**WHAT THE EXERCISE ASKS:** All lines in the data bearing the string "this" should be identified and copied.

**RECORDS:**
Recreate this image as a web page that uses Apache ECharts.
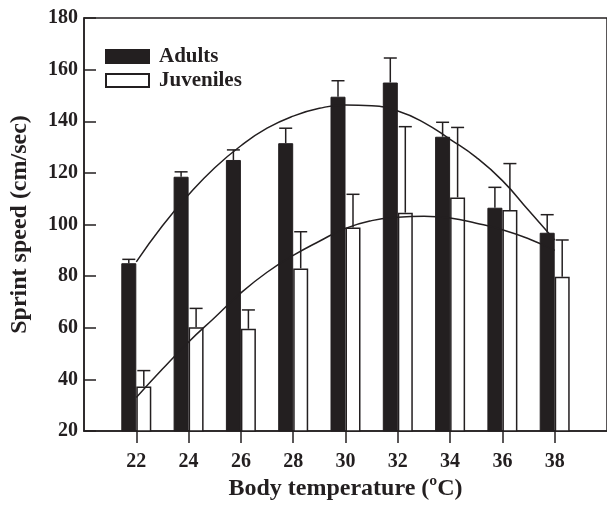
---
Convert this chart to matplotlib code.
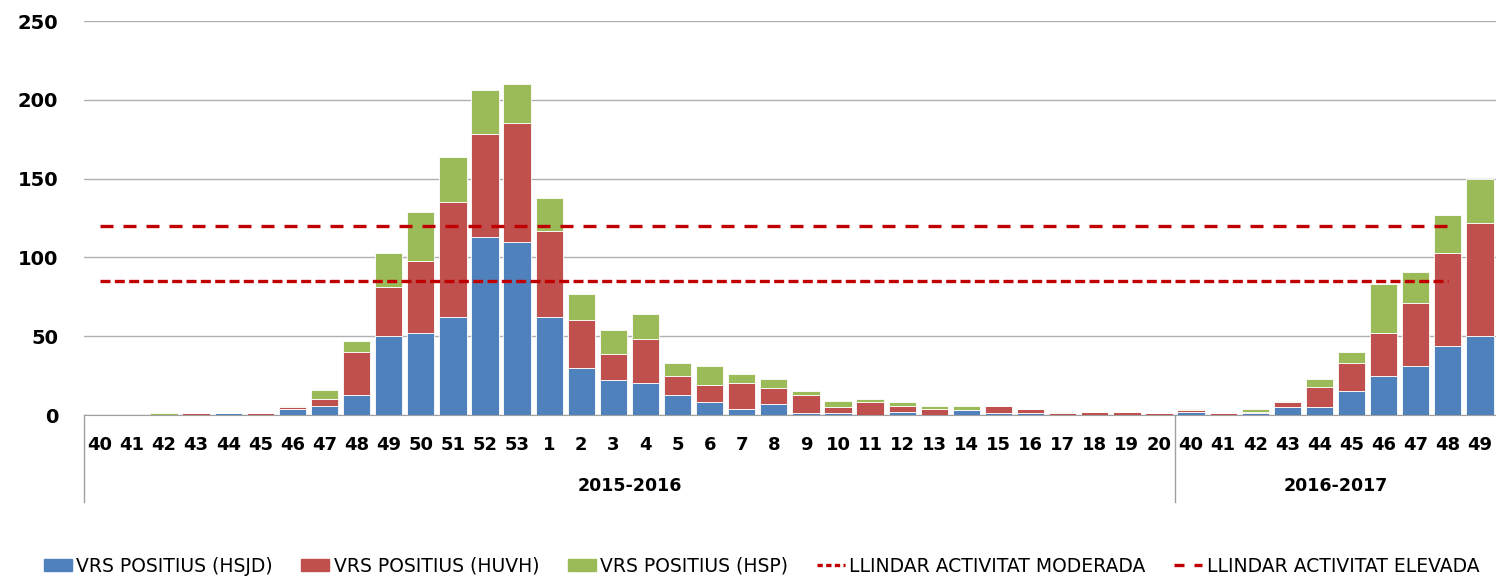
==
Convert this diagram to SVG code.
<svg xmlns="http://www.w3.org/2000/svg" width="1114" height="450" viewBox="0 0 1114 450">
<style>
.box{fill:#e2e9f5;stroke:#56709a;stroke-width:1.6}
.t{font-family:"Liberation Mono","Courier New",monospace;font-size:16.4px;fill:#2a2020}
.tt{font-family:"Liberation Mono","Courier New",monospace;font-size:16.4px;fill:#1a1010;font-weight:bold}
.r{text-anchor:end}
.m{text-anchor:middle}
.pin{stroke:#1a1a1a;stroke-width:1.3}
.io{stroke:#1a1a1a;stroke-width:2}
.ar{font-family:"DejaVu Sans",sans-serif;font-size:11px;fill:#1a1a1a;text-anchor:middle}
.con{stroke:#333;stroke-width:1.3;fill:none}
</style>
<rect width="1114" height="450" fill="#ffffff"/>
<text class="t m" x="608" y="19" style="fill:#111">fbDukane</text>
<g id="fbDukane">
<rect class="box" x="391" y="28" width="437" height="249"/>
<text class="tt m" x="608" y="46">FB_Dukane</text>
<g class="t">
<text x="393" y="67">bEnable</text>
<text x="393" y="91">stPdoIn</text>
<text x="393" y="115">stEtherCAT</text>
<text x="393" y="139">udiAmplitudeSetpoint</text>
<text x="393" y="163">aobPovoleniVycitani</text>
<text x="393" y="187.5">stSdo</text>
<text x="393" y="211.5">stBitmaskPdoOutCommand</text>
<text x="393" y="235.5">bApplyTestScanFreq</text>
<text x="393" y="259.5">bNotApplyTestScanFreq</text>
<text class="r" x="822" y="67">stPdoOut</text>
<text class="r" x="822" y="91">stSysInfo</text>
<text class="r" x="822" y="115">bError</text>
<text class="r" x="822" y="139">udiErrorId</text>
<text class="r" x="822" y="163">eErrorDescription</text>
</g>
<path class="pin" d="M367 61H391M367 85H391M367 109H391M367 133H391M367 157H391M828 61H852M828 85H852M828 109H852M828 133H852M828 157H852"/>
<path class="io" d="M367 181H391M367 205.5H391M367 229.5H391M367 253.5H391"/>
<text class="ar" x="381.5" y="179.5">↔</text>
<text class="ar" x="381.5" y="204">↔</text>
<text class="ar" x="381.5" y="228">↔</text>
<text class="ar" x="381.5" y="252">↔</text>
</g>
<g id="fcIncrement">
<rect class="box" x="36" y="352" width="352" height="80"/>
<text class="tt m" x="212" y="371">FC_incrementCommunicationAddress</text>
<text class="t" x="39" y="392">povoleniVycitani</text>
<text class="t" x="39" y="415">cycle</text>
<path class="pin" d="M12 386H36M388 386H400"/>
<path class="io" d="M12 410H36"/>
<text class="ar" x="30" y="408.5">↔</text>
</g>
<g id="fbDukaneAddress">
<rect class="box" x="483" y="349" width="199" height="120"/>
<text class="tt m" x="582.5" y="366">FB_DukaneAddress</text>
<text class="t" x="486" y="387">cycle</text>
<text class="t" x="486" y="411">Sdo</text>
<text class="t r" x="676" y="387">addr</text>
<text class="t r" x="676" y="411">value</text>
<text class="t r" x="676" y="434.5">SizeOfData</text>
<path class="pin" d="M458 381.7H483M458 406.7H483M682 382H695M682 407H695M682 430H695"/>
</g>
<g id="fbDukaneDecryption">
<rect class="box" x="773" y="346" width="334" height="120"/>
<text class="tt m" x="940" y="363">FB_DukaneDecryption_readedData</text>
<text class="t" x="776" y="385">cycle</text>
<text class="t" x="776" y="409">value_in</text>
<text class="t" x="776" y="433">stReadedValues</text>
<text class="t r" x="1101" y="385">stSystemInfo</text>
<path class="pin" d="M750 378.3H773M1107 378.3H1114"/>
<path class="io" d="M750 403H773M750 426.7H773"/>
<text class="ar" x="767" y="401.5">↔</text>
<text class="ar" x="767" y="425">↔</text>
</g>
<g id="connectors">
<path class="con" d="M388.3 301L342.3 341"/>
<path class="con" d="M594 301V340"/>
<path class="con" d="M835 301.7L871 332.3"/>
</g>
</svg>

**ANSWER BELOW:**
Recreate this image as a web page that uses Apache ECharts.
Convert this chart to matplotlib code.
Convert this diagram to SVG code.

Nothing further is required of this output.